* begin *

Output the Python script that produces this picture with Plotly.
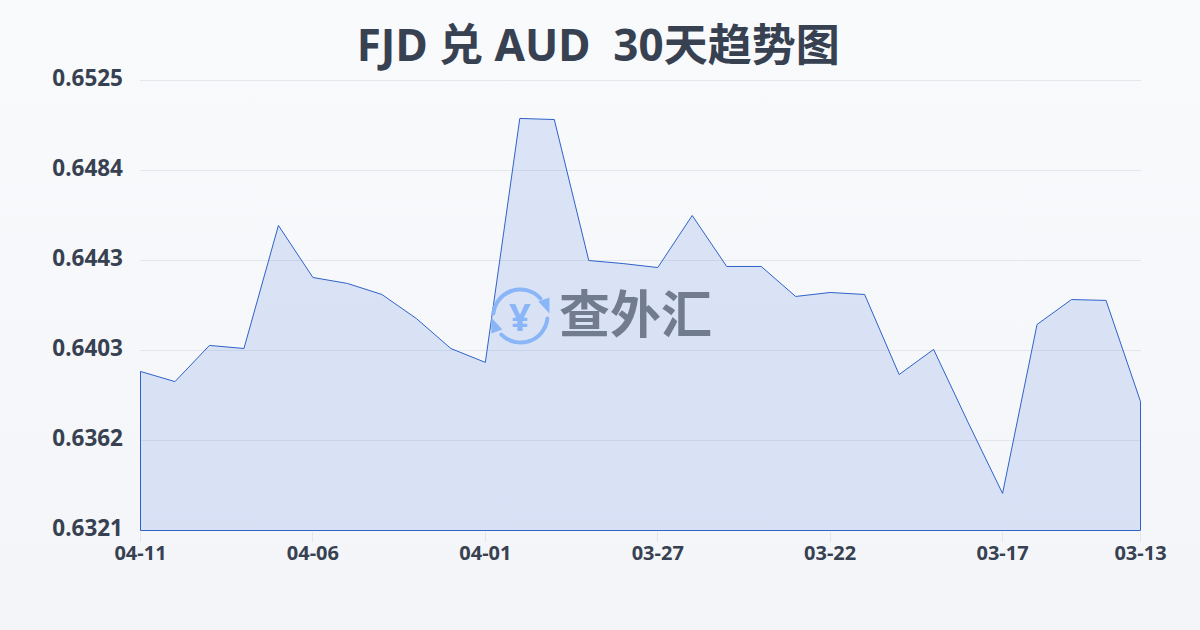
import base64
import plotly.graph_objects as go

title = "FJD 兑 AUD  30天趋势图"
watermark = "查外汇"
values = [0.63931, 0.63885, 0.64049, 0.64035, 0.64593, 0.64357, 0.6433, 0.6428, 0.64171, 0.64035,
          0.63972, 0.65078, 0.65073, 0.64434, 0.6442, 0.64402, 0.64638, 0.64407, 0.64407, 0.64271,
          0.64289, 0.6428, 0.63917, 0.64031, 0.637, 0.63378, 0.64144, 0.64257, 0.64253, 0.63795]
x_tick_positions = [0, 5, 10, 15, 20, 25, 29]
x_tick_labels = ["04-11", "04-06", "04-01", "03-27", "03-22", "03-17", "03-13"]
y_tick_values = [0.6321, 0.63618, 0.64026, 0.64434, 0.64842, 0.6525]
y_tick_labels = ["0.6321", "0.6362", "0.6403", "0.6443", "0.6484", "0.6525"]
y_min, y_max = 0.6321, 0.6525

FONT = "Noto Sans, Noto Sans CJK SC, sans-serif"
TEXT = "#374151"
LINE = "#2f62c9"

idx = list(range(len(values)))
xs = [idx[0]] + idx + [idx[-1], idx[0]]
ys = [y_min] + values + [y_min, y_min]

# half-pixel padding so the outline and grid fall on whole device pixels
y_pad = (y_max - y_min) / 450 * 0.5
x_pad = (idx[-1] - idx[0]) / 1000 * 0.5

fig = go.Figure(go.Scatter(
    x=xs, y=ys, mode="lines", fill="toself",
    line=dict(color=LINE, width=1),
    fillcolor="rgba(59,110,220,0.15)",
    hoverinfo="skip", cliponaxis=False, showlegend=False,
))

icon_svg = """<svg xmlns='http://www.w3.org/2000/svg' viewBox='0 0 60 60'>
<g fill='none' stroke='#8ab6f7' stroke-width='4' stroke-linecap='round'>
<path d='M3 28 A27 27 0 0 1 50 13'/>
<path d='M57 33 A27 27 0 0 1 11 49'/>
</g>
<g fill='#8ab6f7'>
<path d='M48 16 L59 12 L59 28 Z'/>
<path d='M12 44 L1 48 L1 32 Z'/>
</g>
</svg>"""
icon_src = "data:image/svg+xml;base64," + base64.b64encode(icon_svg.encode()).decode()

fig.update_layout(
    width=1200, height=630,
    margin=dict(l=140, r=59, t=80, b=99),
    paper_bgcolor="rgba(0,0,0,0)",
    plot_bgcolor="rgba(0,0,0,0)",
    font=dict(family=FONT, color=TEXT),
    title=dict(text="<b>" + title + "</b>", x=0.4985, xanchor="center", y=0.927, yanchor="middle",
               font=dict(size=44, color=TEXT, family=FONT)),
    xaxis=dict(range=[idx[0] - x_pad, idx[-1] + x_pad], tickmode="array", tickvals=x_tick_positions,
               ticktext=x_tick_labels, showgrid=False, zeroline=False, showline=False, ticks="outside",
               ticklen=10, tickwidth=1, tickcolor="#e2e6ea", ticklabelstandoff=-6,
               tickfont=dict(size=20, color=TEXT, family="Noto Sans", weight=700)),
    yaxis=dict(range=[y_min - y_pad, y_max + y_pad], tickmode="array", tickvals=y_tick_values,
               ticktext=y_tick_labels, showgrid=True, gridcolor="#e3e7ec", gridwidth=1, zeroline=False,
               showline=False, ticks="", ticklabelstandoff=16, ticklabelshift=-2,
               tickfont=dict(size=22.5, color=TEXT, family="Noto Sans", weight=700)),
    shapes=[dict(type="line", xref="paper", yref="y", x0=0, x1=1, y0=y_max, y1=y_max,
                 line=dict(color="#e3e7ec", width=1), layer="below")],
    images=[dict(source=icon_src, xref="paper", yref="paper", x=0.35, y=0.5444, sizex=0.06, sizey=0.1333,
                 xanchor="left", yanchor="top", sizing="contain", layer="above")],
    annotations=[
        dict(text="<b>" + watermark + "</b>", xref="paper", yref="paper", x=0.4165, y=0.4878,
             xanchor="left", yanchor="middle", showarrow=False,
             font=dict(size=51, color="#727c8f", family="Noto Sans CJK SC")),
        dict(text="<b>¥</b>", xref="paper", yref="paper", x=0.38, y=0.4778,
             xanchor="center", yanchor="middle", showarrow=False,
             font=dict(size=38, color="#8ab6f7", family="Noto Sans")),
    ],
)

fig.write_html("out.html", config=dict(displayModeBar=False),
               post_script="document.body.style.margin='0';document.documentElement.style.background='linear-gradient(180deg,#f8fafc 0%,#f3f5f8 100%)';document.documentElement.style.height='630px';")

* end *

#### Description of the task:
Leave out the pictures and repeat exactly the lines from the start of the material through the line that contains "ys = [y_min] + values + [y_min, y_min]", both included.

#### Answer to the exercise:
Output the Python script that produces this picture with Plotly.
import base64
import plotly.graph_objects as go

title = "FJD 兑 AUD  30天趋势图"
watermark = "查外汇"
values = [0.63931, 0.63885, 0.64049, 0.64035, 0.64593, 0.64357, 0.6433, 0.6428, 0.64171, 0.64035,
          0.63972, 0.65078, 0.65073, 0.64434, 0.6442, 0.64402, 0.64638, 0.64407, 0.64407, 0.64271,
          0.64289, 0.6428, 0.63917, 0.64031, 0.637, 0.63378, 0.64144, 0.64257, 0.64253, 0.63795]
x_tick_positions = [0, 5, 10, 15, 20, 25, 29]
x_tick_labels = ["04-11", "04-06", "04-01", "03-27", "03-22", "03-17", "03-13"]
y_tick_values = [0.6321, 0.63618, 0.64026, 0.64434, 0.64842, 0.6525]
y_tick_labels = ["0.6321", "0.6362", "0.6403", "0.6443", "0.6484", "0.6525"]
y_min, y_max = 0.6321, 0.6525

FONT = "Noto Sans, Noto Sans CJK SC, sans-serif"
TEXT = "#374151"
LINE = "#2f62c9"

idx = list(range(len(values)))
xs = [idx[0]] + idx + [idx[-1], idx[0]]
ys = [y_min] + values + [y_min, y_min]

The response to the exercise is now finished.